───── Given information ─────

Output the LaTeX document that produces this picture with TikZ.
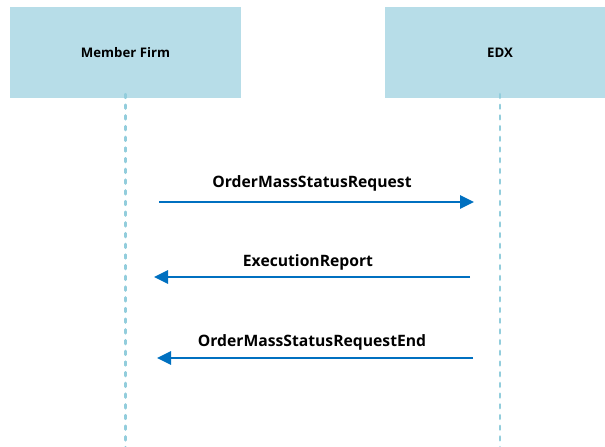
\documentclass[tikz,border=0pt]{standalone}
\usepackage{fontspec}
\setmainfont{Open Sans}
\usetikzlibrary{arrows.meta}
\definecolor{boxblue}{HTML}{B7DDE8}
\definecolor{lifeblue}{HTML}{92CDDC}
\definecolor{msgblue}{HTML}{0070C0}

\begin{document}
\begin{tikzpicture}[x=1pt,y=-1pt,
    actor/.style={fill=boxblue, minimum width=231pt, minimum height=91pt, inner sep=0pt,
                  font=\bfseries\fontsize{13.2}{15}\selectfont},
    lifeline/.style={lifeblue, line width=2.8pt, line cap=round, dash pattern=on 3.6pt off 7.1pt},
    msg/.style={msgblue, line width=2.8pt, -{Triangle[length=14pt,width=13pt]}},
    msglabel/.style={font=\bfseries\fontsize{15.7}{18}\selectfont}]
    \useasboundingbox (0,0) rectangle (605,447);
    \clip (0,0) rectangle (605,447);

    % Participants
    \node[actor] (firm) at (125.5, 52.5) {Member Firm};
    \node[actor] (edx) at (500, 52.5) {EDX};

    % Lifelines
    \coordinate (firm-end) at (125.5, 450);
    \coordinate (edx-end) at (500, 450);
    \draw[lifeline] ([yshift=4pt]firm.south) -- (firm-end);
    \draw[lifeline] ([yshift=4pt]edx.south) -- (edx-end);

    % Messages
    \coordinate (req-a) at (159, 202);
    \coordinate (req-b) at (474, 202);
    \draw[msg] (req-a) -- (req-b);
    \node[msglabel] (req) at (312, 183) {OrderMassStatusRequest};

    \coordinate (rep-a) at (470, 277);
    \coordinate (rep-b) at (154, 277);
    \draw[msg] (rep-a) -- (rep-b);
    \node[msglabel] (rep) at (308, 262) {ExecutionReport};

    \coordinate (end-a) at (473, 358);
    \coordinate (end-b) at (157, 358);
    \draw[msg] (end-a) -- (end-b);
    \node[msglabel] (fin) at (312, 342) {OrderMassStatusRequestEnd};
\end{tikzpicture}
\end{document}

─────

Copy nothing but the lines from the top of the data down to the line containing "at (312, 183)", and leave the pictures out.

Output the LaTeX document that produces this picture with TikZ.
\documentclass[tikz,border=0pt]{standalone}
\usepackage{fontspec}
\setmainfont{Open Sans}
\usetikzlibrary{arrows.meta}
\definecolor{boxblue}{HTML}{B7DDE8}
\definecolor{lifeblue}{HTML}{92CDDC}
\definecolor{msgblue}{HTML}{0070C0}

\begin{document}
\begin{tikzpicture}[x=1pt,y=-1pt,
    actor/.style={fill=boxblue, minimum width=231pt, minimum height=91pt, inner sep=0pt,
                  font=\bfseries\fontsize{13.2}{15}\selectfont},
    lifeline/.style={lifeblue, line width=2.8pt, line cap=round, dash pattern=on 3.6pt off 7.1pt},
    msg/.style={msgblue, line width=2.8pt, -{Triangle[length=14pt,width=13pt]}},
    msglabel/.style={font=\bfseries\fontsize{15.7}{18}\selectfont}]
    \useasboundingbox (0,0) rectangle (605,447);
    \clip (0,0) rectangle (605,447);

    % Participants
    \node[actor] (firm) at (125.5, 52.5) {Member Firm};
    \node[actor] (edx) at (500, 52.5) {EDX};

    % Lifelines
    \coordinate (firm-end) at (125.5, 450);
    \coordinate (edx-end) at (500, 450);
    \draw[lifeline] ([yshift=4pt]firm.south) -- (firm-end);
    \draw[lifeline] ([yshift=4pt]edx.south) -- (edx-end);

    % Messages
    \coordinate (req-a) at (159, 202);
    \coordinate (req-b) at (474, 202);
    \draw[msg] (req-a) -- (req-b);
    \node[msglabel] (req) at (312, 183) {OrderMassStatusRequest};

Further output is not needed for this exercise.